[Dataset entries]
☆ ☆ ☆ ☆ ☆
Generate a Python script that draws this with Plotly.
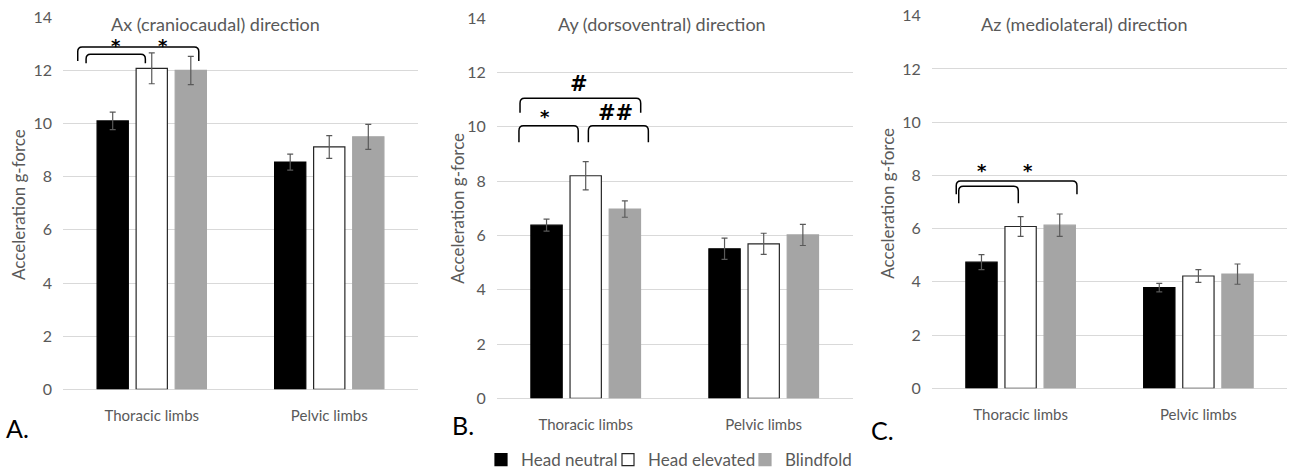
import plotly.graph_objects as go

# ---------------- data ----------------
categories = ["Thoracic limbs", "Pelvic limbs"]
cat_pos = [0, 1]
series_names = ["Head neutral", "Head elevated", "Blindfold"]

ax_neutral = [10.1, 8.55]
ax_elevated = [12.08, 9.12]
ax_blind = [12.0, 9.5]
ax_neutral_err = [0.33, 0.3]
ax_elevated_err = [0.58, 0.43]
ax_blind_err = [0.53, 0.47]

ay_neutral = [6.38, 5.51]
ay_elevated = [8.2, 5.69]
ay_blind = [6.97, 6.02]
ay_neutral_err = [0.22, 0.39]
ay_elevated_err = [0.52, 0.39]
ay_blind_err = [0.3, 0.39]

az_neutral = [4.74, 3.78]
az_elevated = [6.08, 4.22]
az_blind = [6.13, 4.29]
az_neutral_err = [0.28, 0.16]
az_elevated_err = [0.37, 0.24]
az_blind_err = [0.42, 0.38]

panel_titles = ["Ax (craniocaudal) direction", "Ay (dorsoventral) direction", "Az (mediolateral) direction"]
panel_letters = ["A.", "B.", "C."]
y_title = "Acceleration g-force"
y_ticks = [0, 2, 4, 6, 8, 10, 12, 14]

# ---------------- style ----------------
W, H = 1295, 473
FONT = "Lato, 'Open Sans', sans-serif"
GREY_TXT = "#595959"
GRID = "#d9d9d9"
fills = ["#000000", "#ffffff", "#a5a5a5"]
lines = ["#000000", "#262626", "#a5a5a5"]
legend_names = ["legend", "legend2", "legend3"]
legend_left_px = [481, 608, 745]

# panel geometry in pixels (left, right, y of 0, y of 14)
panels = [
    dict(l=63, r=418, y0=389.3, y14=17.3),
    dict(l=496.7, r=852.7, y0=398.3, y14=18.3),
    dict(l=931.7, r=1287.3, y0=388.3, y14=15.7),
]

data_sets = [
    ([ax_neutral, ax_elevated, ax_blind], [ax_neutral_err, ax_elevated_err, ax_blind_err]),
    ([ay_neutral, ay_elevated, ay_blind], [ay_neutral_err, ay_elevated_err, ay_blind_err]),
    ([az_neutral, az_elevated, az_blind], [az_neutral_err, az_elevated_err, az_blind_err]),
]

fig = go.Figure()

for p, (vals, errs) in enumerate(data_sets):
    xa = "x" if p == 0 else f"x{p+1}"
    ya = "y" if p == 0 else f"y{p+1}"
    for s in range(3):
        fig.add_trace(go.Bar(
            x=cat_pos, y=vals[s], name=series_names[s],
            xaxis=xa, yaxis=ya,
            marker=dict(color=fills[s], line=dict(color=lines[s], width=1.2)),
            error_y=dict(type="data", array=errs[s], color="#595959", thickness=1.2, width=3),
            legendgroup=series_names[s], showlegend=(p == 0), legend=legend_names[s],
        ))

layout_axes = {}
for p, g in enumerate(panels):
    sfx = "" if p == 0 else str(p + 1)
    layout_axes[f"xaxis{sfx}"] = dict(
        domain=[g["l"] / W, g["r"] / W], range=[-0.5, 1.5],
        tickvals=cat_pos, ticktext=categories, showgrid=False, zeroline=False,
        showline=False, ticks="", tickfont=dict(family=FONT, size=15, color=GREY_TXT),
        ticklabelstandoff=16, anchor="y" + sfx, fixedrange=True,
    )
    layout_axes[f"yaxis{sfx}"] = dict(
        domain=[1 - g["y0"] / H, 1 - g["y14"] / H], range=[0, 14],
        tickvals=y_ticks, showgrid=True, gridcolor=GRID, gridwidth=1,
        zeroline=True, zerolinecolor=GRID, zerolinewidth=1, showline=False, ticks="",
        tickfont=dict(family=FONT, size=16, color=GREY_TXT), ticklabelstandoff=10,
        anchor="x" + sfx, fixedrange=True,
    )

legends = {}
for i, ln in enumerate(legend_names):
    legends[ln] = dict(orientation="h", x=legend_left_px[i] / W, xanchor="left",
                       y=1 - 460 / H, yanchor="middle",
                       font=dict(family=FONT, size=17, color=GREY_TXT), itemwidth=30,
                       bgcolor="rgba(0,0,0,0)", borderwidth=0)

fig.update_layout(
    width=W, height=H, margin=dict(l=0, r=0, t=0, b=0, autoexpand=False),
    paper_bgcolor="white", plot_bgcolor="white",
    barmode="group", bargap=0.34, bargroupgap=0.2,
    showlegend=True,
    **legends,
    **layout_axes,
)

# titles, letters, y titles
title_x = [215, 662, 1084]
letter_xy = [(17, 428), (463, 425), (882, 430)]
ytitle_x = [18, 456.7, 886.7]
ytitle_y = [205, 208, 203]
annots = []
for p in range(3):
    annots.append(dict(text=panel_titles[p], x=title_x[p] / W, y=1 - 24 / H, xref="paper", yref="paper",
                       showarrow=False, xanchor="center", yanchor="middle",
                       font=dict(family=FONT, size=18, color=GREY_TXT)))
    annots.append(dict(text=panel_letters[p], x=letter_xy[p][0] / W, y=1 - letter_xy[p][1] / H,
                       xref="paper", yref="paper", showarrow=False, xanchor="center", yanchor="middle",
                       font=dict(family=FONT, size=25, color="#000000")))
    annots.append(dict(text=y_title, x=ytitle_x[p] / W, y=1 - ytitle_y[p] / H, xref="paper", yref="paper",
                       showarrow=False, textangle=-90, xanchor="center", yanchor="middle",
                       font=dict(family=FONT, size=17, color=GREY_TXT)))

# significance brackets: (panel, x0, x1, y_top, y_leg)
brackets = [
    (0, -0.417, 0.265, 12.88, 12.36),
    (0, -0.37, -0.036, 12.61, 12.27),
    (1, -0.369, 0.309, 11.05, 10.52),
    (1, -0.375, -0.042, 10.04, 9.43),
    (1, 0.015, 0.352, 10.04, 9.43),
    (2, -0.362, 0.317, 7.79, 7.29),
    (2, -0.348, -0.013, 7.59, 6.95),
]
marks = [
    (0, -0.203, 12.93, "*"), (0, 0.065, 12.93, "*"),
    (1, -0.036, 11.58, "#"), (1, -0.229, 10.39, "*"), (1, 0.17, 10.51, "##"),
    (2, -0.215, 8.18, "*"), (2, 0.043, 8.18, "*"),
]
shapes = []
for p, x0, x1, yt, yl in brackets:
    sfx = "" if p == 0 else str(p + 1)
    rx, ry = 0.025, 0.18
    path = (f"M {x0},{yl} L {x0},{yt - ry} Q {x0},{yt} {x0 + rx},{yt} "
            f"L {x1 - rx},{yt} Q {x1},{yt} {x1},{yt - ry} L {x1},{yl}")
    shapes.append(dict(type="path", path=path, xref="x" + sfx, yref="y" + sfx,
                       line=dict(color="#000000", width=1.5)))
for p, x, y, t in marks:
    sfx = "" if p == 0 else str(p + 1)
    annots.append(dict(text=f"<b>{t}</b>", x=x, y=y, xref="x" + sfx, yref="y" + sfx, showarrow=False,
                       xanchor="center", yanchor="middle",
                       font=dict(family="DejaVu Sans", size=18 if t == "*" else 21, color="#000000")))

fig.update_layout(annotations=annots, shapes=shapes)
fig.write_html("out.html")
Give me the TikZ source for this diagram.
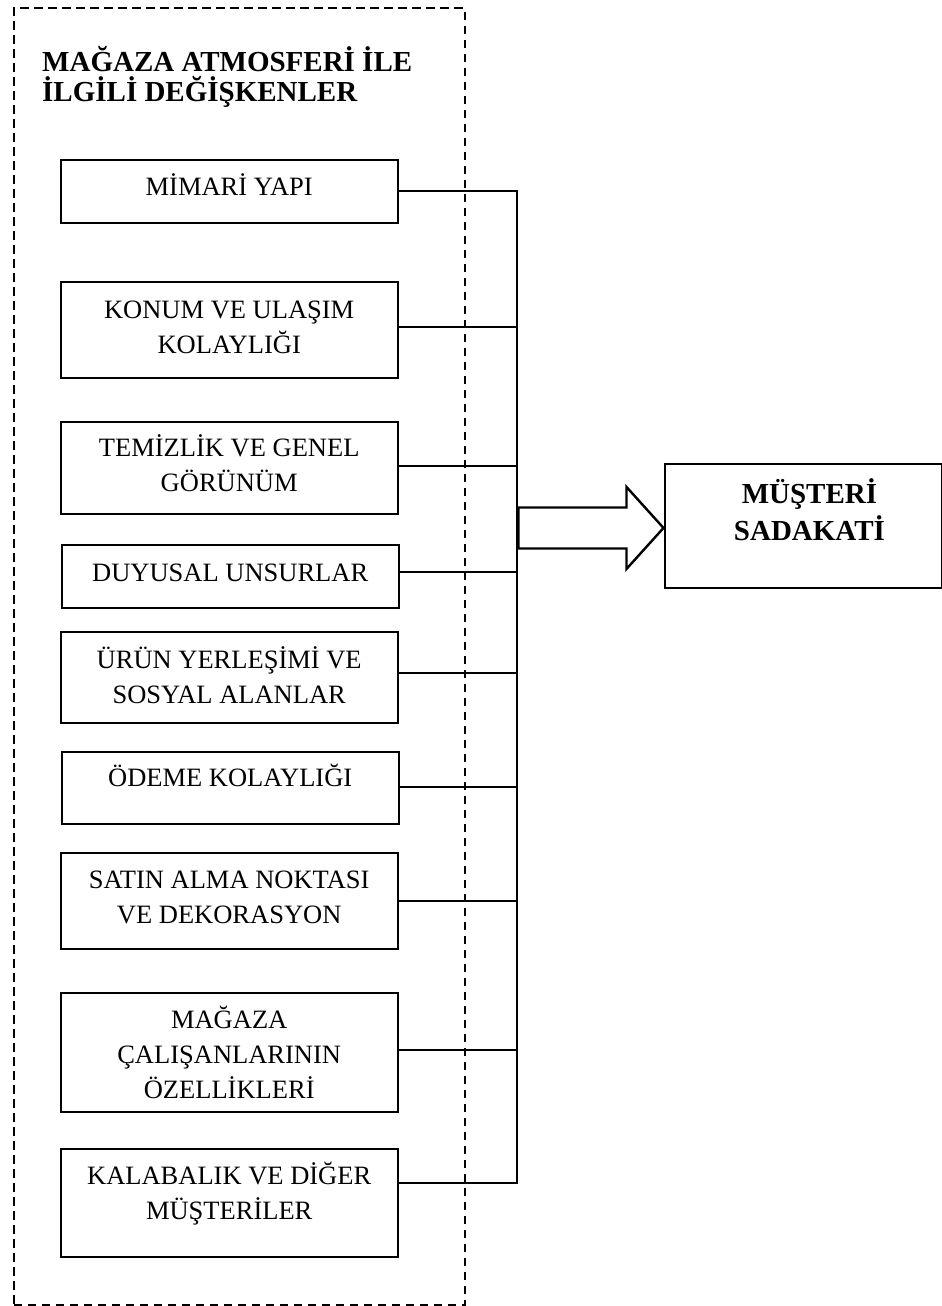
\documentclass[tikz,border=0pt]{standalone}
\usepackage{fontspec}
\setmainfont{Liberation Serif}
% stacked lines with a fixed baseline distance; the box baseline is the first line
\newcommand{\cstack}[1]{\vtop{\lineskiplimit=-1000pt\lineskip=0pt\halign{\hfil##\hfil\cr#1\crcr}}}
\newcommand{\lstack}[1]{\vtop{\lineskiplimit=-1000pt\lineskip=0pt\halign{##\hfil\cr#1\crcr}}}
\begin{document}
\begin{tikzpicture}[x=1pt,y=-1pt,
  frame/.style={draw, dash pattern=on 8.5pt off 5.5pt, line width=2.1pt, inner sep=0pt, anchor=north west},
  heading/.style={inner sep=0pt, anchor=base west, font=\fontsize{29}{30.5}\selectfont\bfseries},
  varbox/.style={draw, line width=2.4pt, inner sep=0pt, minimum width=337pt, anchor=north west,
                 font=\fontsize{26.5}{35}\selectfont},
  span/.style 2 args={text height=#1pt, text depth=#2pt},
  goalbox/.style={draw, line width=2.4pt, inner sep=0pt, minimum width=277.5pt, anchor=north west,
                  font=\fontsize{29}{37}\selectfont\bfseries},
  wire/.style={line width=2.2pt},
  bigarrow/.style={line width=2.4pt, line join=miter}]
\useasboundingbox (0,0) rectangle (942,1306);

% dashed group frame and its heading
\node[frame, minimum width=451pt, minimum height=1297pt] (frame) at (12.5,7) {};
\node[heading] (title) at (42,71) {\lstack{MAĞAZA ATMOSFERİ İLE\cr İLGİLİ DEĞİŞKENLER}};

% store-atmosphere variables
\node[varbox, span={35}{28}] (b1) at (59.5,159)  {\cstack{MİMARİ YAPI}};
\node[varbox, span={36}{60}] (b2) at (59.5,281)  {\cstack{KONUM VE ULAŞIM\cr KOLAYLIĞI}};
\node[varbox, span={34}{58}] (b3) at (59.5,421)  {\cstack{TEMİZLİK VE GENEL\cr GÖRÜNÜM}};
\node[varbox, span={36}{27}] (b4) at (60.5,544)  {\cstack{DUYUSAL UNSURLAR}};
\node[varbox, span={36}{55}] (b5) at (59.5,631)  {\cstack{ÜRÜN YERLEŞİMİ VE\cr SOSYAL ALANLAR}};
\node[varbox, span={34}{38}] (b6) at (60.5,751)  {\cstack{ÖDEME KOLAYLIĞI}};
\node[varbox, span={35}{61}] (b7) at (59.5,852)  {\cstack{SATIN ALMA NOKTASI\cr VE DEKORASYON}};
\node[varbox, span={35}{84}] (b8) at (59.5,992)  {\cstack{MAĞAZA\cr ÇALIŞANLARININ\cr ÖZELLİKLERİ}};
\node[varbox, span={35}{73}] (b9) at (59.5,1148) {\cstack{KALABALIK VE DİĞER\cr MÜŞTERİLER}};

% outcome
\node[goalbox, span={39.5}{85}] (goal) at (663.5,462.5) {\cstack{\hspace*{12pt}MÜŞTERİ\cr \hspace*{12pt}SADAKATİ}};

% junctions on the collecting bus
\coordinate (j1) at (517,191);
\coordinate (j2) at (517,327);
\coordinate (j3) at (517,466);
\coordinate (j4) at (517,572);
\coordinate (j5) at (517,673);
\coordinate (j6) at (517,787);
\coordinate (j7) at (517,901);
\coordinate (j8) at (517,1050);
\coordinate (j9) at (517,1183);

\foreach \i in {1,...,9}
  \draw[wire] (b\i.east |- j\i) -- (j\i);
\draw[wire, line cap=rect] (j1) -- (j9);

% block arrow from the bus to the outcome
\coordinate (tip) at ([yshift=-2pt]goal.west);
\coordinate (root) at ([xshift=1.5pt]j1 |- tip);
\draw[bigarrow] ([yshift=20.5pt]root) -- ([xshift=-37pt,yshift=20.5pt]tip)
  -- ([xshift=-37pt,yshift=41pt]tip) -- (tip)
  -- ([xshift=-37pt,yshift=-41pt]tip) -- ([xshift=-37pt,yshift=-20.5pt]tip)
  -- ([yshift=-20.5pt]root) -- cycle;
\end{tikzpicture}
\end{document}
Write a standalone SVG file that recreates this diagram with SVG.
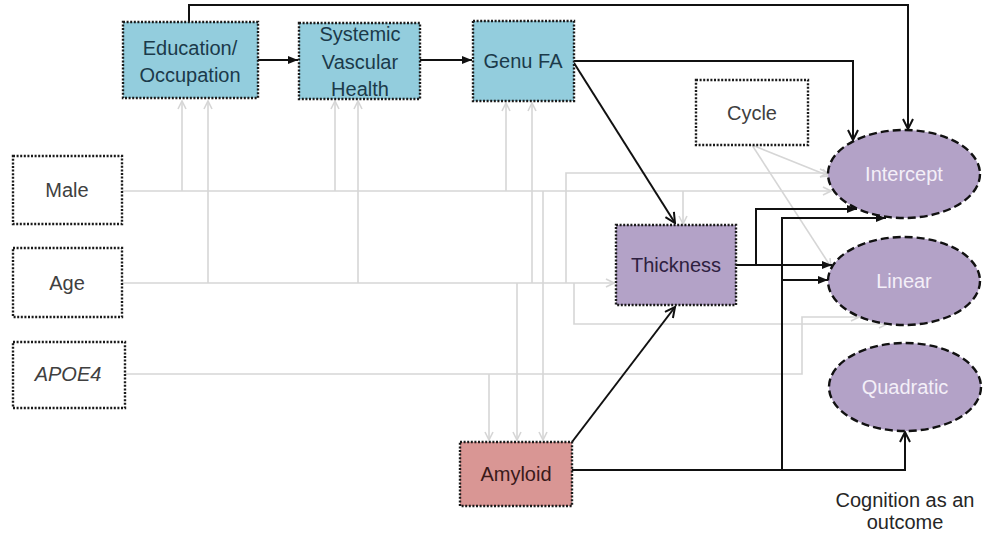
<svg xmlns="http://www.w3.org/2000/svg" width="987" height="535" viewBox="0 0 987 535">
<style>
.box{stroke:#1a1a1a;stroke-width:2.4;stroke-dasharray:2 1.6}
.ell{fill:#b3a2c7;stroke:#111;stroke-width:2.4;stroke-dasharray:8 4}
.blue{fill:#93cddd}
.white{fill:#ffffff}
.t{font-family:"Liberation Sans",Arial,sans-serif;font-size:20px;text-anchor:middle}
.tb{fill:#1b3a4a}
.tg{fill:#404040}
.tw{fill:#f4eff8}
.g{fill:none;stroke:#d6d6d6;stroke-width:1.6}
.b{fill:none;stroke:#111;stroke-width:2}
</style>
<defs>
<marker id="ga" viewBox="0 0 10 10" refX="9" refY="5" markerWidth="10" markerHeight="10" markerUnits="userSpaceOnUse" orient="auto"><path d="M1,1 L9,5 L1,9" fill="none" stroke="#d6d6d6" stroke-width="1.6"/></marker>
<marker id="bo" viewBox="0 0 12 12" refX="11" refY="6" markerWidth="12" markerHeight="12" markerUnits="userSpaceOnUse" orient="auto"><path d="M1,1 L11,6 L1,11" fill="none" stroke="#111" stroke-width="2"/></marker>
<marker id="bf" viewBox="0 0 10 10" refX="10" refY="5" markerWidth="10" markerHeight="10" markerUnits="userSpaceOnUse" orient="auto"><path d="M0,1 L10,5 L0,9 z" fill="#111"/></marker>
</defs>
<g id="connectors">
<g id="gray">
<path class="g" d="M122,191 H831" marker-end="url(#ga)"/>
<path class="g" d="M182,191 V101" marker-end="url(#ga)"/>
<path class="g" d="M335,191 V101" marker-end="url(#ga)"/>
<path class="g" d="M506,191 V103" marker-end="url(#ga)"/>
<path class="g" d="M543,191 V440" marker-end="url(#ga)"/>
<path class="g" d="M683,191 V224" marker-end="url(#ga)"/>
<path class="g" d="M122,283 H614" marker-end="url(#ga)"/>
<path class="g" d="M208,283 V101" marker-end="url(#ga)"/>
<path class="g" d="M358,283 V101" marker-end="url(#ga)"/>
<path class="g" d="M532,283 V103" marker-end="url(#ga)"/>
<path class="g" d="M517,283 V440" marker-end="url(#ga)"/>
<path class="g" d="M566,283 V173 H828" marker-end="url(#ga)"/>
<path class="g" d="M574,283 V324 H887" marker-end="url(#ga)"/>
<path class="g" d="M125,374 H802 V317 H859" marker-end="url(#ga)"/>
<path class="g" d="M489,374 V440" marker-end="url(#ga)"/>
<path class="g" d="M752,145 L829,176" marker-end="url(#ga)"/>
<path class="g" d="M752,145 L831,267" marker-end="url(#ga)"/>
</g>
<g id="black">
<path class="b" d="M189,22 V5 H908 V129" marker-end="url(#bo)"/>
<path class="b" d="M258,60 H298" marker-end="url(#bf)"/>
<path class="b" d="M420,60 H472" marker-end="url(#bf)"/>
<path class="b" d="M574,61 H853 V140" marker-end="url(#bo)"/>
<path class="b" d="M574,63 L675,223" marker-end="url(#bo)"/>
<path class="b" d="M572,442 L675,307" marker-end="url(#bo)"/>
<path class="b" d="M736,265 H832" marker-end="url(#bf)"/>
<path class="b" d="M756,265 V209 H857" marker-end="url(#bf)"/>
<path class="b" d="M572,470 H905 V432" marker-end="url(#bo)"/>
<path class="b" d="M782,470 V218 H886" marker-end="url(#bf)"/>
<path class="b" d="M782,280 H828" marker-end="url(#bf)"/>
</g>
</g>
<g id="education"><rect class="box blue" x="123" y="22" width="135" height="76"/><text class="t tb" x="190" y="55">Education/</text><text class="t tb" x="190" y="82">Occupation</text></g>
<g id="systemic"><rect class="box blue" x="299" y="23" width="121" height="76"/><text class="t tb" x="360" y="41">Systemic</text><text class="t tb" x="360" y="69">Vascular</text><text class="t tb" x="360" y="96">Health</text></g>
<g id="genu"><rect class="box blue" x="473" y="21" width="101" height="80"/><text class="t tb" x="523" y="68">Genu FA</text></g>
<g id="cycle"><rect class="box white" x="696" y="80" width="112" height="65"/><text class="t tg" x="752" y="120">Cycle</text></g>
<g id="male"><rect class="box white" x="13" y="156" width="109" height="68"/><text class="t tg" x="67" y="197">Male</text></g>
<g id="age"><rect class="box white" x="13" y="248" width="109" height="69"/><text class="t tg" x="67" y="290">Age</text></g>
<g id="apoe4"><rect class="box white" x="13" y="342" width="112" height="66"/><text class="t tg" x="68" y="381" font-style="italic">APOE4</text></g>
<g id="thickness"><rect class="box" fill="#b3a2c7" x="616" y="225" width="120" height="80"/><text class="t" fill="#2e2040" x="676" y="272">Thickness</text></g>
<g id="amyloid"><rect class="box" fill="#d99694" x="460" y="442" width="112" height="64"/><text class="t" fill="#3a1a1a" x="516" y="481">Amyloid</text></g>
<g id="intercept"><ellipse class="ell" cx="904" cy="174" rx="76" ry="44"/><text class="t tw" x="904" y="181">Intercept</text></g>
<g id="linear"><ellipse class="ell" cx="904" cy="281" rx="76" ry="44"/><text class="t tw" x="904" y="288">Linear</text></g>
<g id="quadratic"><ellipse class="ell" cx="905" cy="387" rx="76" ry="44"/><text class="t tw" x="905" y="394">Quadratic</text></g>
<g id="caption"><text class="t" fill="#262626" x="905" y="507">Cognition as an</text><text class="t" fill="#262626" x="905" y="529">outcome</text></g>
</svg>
☆ ☆ ☆ ☆ ☆
**SHORT PROBLEM:** Repeat exactly the lines from the start of the entries down to the line with "az_blind_err = [0.42, 0.38]", keeping both ends but none of the pictures.

**EXERCISE RESULT:**
Generate a Python script that draws this with Plotly.
import plotly.graph_objects as go

# ---------------- data ----------------
categories = ["Thoracic limbs", "Pelvic limbs"]
cat_pos = [0, 1]
series_names = ["Head neutral", "Head elevated", "Blindfold"]

ax_neutral = [10.1, 8.55]
ax_elevated = [12.08, 9.12]
ax_blind = [12.0, 9.5]
ax_neutral_err = [0.33, 0.3]
ax_elevated_err = [0.58, 0.43]
ax_blind_err = [0.53, 0.47]

ay_neutral = [6.38, 5.51]
ay_elevated = [8.2, 5.69]
ay_blind = [6.97, 6.02]
ay_neutral_err = [0.22, 0.39]
ay_elevated_err = [0.52, 0.39]
ay_blind_err = [0.3, 0.39]

az_neutral = [4.74, 3.78]
az_elevated = [6.08, 4.22]
az_blind = [6.13, 4.29]
az_neutral_err = [0.28, 0.16]
az_elevated_err = [0.37, 0.24]
az_blind_err = [0.42, 0.38]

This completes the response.